§ Material to process
========================================================================

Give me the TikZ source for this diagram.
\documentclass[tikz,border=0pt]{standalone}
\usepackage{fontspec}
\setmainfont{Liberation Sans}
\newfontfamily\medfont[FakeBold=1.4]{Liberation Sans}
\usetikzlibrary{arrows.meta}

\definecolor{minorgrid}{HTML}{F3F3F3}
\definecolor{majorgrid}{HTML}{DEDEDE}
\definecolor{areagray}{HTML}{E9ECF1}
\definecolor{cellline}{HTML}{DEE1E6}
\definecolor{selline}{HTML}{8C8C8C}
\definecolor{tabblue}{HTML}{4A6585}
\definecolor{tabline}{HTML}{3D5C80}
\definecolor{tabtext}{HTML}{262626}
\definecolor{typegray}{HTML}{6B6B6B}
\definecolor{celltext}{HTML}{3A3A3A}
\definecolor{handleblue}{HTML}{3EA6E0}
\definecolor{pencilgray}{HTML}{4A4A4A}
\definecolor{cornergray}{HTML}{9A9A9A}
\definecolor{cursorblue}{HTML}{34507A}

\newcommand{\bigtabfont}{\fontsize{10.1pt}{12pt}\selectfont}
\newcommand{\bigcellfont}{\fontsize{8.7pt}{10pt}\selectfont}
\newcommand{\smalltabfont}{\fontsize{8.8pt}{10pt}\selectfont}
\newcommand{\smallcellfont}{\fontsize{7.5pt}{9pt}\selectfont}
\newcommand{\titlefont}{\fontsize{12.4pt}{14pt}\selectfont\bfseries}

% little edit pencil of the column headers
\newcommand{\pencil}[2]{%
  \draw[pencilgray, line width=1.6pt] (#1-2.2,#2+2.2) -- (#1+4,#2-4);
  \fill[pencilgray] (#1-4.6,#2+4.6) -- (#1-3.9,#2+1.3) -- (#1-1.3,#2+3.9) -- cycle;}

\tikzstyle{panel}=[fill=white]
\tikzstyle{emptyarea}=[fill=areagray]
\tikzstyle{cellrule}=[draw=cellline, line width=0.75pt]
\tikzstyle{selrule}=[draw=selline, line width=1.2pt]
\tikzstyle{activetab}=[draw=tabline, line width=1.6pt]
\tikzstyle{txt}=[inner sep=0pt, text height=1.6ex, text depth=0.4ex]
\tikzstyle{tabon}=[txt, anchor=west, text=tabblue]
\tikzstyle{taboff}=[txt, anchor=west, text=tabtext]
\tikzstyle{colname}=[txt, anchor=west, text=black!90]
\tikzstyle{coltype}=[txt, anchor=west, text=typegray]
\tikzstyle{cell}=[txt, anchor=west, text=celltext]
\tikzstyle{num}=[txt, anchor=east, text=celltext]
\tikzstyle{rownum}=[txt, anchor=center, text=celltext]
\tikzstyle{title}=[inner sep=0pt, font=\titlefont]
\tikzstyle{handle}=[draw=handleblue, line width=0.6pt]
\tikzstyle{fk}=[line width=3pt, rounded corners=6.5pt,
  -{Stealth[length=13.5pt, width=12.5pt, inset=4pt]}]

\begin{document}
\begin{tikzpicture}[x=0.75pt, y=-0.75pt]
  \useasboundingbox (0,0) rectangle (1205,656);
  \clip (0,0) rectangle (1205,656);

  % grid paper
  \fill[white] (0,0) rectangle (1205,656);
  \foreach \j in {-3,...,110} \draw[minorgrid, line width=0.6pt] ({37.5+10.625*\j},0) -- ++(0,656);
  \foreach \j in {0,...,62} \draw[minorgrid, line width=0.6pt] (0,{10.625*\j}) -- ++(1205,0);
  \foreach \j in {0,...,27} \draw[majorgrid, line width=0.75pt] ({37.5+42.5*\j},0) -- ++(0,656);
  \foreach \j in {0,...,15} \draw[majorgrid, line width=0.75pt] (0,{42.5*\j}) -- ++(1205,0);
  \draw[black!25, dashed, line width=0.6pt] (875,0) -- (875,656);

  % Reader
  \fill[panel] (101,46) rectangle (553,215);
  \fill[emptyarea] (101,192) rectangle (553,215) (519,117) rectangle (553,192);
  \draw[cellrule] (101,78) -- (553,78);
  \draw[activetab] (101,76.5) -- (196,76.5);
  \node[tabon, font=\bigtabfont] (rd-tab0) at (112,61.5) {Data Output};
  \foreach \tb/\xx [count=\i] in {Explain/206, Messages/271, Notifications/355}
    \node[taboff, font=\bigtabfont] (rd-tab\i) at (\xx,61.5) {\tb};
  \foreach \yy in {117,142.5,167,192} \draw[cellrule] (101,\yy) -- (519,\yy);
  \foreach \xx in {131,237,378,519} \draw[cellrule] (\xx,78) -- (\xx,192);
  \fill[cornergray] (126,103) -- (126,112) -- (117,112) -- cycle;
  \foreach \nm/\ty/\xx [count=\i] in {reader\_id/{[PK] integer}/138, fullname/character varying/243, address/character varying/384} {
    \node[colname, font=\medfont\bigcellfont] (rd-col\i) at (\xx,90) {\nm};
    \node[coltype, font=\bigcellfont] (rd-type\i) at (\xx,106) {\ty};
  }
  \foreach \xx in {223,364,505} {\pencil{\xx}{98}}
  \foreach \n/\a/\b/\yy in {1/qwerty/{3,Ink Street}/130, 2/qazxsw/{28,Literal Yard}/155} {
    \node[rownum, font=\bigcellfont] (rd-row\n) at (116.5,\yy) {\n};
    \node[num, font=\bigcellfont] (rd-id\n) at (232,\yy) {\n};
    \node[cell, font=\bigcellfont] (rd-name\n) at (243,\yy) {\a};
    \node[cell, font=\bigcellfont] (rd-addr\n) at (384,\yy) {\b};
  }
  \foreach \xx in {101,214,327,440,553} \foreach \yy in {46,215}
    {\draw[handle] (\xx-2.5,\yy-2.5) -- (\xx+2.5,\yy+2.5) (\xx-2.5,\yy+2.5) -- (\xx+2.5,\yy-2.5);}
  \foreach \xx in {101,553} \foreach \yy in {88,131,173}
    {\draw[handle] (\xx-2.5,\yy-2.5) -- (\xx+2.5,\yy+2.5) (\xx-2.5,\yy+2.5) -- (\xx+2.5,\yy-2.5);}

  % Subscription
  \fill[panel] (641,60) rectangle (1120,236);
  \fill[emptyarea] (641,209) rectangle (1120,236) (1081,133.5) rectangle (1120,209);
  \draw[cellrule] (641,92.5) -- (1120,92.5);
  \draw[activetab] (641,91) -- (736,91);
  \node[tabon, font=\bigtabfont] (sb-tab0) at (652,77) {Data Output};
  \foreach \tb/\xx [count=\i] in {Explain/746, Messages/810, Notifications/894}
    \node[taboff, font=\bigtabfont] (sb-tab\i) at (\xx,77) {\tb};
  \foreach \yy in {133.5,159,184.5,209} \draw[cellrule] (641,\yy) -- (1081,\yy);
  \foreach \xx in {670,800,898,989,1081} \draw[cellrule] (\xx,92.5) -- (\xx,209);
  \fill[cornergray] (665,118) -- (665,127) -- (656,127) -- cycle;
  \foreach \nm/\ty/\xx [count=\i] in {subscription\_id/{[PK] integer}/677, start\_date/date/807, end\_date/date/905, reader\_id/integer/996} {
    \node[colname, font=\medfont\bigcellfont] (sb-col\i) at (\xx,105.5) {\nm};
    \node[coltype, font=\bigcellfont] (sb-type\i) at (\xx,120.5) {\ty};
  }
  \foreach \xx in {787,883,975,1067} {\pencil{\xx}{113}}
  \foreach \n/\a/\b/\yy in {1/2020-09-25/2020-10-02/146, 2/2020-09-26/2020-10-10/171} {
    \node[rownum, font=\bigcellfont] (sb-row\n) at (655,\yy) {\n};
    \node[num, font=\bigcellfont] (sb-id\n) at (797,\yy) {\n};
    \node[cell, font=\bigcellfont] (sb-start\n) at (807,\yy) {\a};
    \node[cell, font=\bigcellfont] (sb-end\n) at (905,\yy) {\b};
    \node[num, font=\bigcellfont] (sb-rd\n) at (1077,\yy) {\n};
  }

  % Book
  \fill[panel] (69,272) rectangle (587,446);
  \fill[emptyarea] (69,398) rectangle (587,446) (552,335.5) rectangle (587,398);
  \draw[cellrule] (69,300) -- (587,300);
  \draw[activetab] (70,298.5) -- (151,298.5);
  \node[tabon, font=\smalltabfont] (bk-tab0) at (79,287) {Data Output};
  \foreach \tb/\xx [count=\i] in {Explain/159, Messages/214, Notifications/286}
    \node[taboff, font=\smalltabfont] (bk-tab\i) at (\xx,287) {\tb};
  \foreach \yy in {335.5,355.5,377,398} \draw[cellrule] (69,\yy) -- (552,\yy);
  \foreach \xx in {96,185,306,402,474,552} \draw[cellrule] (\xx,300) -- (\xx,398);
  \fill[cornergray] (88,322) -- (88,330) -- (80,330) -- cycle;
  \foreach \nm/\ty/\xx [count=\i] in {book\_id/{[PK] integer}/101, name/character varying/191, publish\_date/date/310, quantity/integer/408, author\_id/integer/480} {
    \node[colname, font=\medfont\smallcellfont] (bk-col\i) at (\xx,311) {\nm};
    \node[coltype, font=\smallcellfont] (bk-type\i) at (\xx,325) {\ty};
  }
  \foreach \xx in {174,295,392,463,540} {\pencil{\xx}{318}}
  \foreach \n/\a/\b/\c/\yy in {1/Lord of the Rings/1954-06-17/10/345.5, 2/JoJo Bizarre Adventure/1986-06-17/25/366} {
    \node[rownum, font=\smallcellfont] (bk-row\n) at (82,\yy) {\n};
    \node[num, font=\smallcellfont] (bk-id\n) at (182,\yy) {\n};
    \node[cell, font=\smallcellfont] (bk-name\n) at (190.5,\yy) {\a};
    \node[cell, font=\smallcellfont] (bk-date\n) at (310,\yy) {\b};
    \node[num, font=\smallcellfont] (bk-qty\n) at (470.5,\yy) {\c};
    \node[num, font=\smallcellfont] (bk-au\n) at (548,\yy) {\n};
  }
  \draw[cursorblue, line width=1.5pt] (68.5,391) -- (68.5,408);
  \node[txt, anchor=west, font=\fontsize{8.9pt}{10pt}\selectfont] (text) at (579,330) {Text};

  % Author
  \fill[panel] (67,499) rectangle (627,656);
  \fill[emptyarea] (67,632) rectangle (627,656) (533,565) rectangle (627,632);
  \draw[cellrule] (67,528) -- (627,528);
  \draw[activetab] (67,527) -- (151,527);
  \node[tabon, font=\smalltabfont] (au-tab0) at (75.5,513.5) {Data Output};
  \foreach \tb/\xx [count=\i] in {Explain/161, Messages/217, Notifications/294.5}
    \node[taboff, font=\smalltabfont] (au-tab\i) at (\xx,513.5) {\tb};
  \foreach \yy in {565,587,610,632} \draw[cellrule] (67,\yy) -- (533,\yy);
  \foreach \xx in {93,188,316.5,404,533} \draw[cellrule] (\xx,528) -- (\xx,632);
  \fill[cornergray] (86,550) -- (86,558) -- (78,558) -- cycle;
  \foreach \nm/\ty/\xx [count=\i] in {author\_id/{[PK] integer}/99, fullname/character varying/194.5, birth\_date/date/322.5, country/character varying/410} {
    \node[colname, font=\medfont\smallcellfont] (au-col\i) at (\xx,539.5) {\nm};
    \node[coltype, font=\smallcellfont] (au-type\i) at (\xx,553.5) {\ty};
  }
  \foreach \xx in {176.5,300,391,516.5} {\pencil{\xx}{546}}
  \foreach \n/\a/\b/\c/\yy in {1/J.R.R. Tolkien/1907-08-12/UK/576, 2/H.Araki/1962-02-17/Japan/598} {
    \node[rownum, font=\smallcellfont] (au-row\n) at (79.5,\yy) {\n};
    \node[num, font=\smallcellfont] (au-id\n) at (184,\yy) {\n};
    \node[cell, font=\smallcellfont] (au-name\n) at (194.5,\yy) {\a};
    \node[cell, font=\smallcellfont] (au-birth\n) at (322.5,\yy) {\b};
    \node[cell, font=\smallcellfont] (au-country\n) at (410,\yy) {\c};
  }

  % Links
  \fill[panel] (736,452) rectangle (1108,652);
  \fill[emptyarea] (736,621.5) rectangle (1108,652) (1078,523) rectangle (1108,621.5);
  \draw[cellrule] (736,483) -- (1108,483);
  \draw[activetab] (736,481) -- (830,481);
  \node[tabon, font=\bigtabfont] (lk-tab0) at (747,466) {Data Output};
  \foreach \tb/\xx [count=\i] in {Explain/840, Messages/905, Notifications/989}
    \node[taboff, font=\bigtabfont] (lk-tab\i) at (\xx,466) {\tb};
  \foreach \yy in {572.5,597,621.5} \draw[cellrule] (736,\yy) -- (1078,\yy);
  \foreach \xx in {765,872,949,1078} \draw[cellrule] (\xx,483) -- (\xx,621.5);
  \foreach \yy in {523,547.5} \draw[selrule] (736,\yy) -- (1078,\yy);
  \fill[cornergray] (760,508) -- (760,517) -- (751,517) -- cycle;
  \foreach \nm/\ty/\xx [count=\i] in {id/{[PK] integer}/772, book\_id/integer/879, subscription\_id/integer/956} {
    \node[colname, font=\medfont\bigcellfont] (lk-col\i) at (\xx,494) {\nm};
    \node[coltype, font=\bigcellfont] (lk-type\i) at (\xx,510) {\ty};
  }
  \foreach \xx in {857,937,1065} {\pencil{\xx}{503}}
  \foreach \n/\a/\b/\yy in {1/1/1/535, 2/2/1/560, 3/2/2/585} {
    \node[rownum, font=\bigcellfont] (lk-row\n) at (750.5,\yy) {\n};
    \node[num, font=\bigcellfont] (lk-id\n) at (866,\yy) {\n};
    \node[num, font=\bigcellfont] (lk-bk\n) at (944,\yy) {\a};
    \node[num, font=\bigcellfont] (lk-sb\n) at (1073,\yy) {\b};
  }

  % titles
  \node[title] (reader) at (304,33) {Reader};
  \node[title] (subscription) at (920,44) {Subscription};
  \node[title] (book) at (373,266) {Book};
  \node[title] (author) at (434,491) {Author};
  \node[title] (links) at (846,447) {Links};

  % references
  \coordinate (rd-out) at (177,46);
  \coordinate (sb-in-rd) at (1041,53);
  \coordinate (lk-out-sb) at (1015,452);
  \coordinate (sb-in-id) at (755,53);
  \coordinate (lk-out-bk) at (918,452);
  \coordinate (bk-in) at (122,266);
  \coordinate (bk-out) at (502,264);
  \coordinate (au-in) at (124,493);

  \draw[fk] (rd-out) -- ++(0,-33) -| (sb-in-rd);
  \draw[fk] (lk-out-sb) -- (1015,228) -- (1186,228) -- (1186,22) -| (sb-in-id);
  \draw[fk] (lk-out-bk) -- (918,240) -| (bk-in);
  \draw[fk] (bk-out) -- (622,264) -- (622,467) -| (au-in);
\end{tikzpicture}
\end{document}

========================================================================

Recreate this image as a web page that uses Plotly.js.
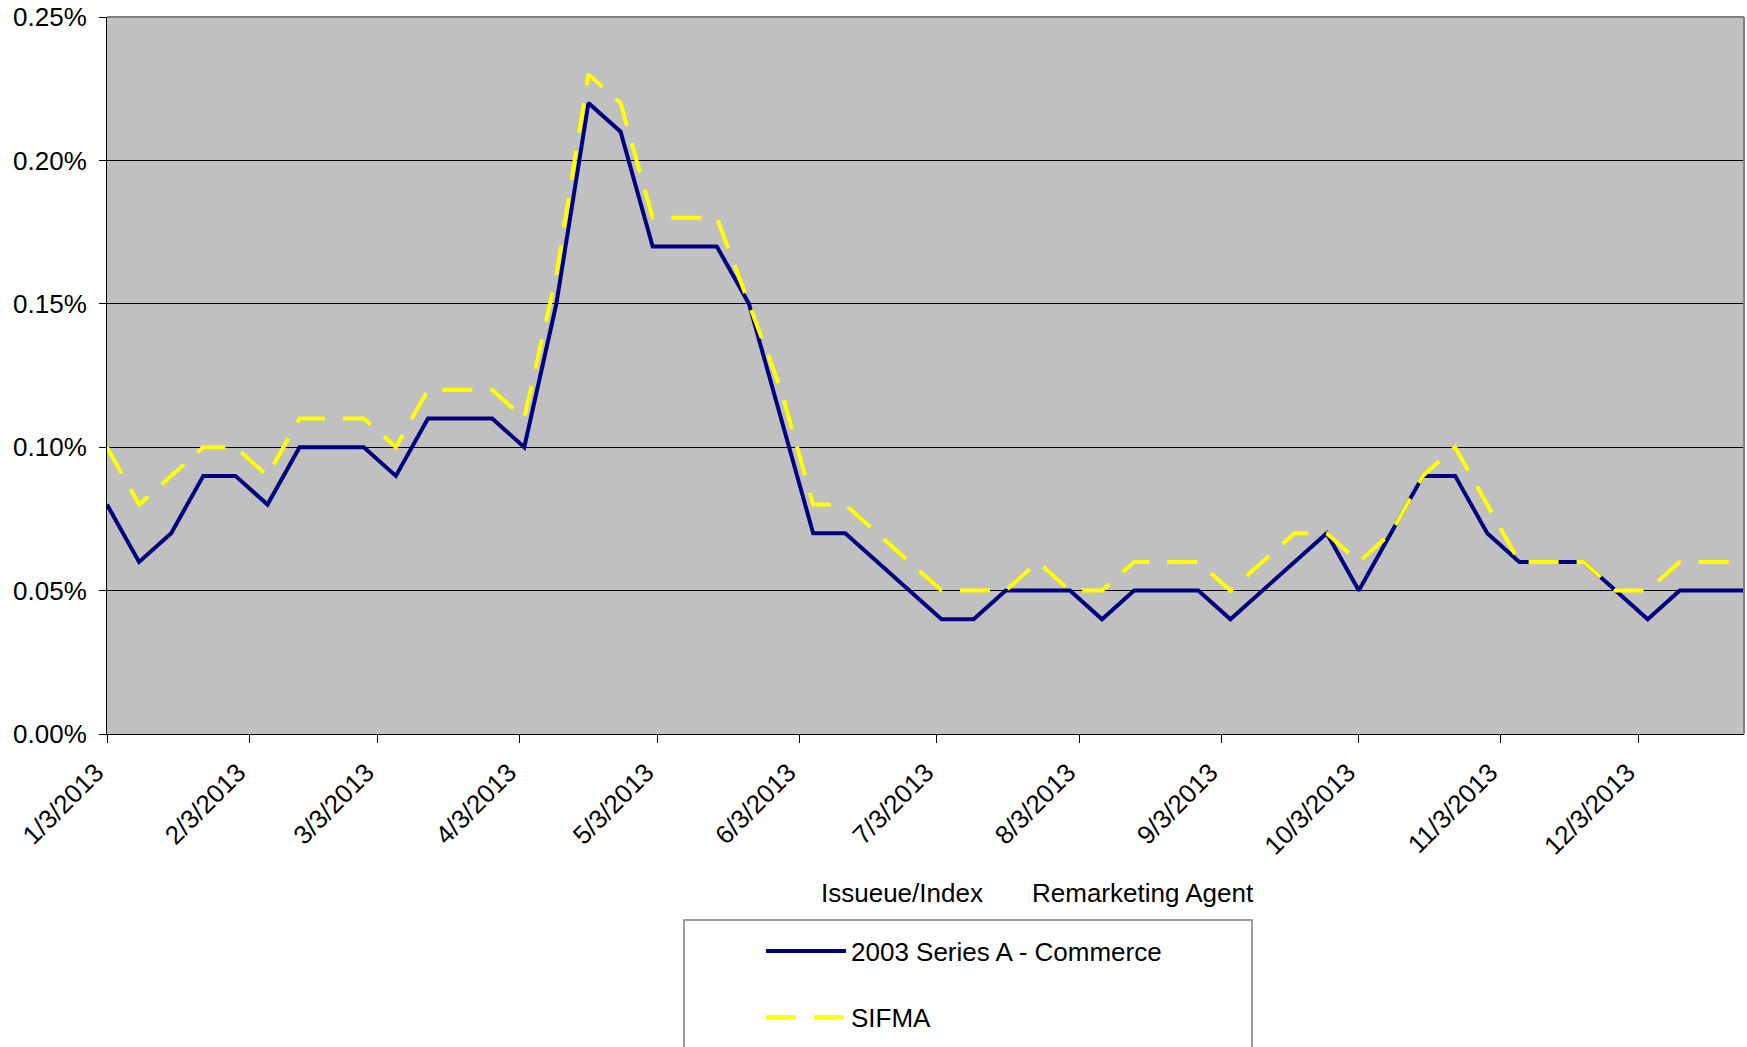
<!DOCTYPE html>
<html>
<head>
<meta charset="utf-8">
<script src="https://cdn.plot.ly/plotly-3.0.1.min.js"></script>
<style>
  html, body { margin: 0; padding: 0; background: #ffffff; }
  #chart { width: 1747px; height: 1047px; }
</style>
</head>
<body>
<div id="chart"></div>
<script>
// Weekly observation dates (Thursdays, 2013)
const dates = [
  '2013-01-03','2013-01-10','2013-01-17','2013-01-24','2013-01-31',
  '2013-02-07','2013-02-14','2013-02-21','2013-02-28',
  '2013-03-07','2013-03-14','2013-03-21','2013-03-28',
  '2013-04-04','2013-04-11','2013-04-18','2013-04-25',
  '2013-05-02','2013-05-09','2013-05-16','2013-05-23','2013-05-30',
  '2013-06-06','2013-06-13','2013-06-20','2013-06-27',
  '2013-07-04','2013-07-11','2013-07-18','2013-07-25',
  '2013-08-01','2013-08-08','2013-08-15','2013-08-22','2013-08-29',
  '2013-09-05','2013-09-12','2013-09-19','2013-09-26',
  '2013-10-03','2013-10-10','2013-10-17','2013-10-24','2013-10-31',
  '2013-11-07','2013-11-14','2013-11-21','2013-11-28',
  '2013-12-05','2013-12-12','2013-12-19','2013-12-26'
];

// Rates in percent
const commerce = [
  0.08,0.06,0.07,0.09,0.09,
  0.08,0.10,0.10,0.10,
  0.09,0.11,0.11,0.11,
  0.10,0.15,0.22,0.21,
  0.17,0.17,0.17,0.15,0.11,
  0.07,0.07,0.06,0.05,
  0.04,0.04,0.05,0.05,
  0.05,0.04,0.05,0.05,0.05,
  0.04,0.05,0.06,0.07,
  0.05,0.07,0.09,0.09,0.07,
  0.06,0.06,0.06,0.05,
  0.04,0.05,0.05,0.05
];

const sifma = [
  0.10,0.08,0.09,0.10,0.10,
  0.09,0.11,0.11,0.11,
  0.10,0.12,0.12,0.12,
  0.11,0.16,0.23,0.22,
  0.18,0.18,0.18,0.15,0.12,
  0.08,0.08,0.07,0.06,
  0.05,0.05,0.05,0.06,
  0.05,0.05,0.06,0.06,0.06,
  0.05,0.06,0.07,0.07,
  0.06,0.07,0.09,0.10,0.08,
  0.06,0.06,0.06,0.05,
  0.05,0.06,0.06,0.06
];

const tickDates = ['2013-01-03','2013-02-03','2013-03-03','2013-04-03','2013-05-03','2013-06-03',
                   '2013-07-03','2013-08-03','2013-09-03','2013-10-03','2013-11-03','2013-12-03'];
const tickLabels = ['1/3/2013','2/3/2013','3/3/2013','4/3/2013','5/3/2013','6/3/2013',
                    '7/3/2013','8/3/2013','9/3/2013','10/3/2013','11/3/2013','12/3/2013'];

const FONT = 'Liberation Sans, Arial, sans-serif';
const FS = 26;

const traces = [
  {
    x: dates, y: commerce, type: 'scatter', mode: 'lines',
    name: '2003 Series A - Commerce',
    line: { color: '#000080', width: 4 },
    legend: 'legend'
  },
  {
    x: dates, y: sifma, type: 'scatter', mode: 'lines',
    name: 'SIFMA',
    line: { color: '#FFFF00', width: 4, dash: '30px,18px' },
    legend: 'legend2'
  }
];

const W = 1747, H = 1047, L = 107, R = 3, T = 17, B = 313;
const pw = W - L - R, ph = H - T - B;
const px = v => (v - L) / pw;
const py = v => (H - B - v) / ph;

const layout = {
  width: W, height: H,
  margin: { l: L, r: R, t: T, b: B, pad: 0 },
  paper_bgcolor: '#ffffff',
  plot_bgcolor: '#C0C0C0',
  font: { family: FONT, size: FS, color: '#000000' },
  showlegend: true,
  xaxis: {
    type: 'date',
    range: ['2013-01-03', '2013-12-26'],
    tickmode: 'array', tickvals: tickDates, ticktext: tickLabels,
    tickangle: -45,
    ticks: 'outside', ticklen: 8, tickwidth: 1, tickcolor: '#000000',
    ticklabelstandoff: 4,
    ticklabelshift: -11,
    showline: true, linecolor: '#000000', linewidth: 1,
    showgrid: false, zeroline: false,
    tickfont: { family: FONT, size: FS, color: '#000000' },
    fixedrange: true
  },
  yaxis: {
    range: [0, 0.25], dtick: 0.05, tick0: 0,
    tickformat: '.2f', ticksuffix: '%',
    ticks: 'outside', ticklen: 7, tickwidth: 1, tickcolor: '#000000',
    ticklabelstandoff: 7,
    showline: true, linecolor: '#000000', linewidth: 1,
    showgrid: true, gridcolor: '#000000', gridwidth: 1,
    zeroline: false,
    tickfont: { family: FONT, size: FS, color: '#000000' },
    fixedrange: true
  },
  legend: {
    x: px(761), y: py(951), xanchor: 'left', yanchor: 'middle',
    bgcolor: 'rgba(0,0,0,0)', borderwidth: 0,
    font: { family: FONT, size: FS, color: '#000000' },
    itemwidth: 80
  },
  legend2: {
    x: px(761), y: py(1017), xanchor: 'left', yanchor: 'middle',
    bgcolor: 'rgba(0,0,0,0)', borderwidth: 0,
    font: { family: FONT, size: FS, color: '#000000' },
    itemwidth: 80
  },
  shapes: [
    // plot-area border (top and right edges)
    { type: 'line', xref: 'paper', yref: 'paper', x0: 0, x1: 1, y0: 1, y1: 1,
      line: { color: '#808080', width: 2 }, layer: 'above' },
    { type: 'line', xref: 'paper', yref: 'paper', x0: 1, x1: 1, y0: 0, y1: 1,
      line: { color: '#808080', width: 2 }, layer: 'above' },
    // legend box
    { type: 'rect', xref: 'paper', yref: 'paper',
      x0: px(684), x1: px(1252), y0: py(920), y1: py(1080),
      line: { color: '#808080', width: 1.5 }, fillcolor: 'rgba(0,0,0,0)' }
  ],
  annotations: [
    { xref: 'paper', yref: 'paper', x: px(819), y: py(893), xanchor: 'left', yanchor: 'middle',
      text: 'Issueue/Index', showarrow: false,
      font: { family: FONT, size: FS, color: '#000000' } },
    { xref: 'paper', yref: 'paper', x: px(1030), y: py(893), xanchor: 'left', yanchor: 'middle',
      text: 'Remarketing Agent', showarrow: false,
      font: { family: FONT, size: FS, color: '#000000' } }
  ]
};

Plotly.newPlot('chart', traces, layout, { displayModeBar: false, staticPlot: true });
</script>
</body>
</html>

========================================================================

§ Task to carry out
Locate all lines that include the word "this" and copy them out.

§ Task response
Give me the TikZ source for this diagram.
Recreate this image as a web page that uses Plotly.js.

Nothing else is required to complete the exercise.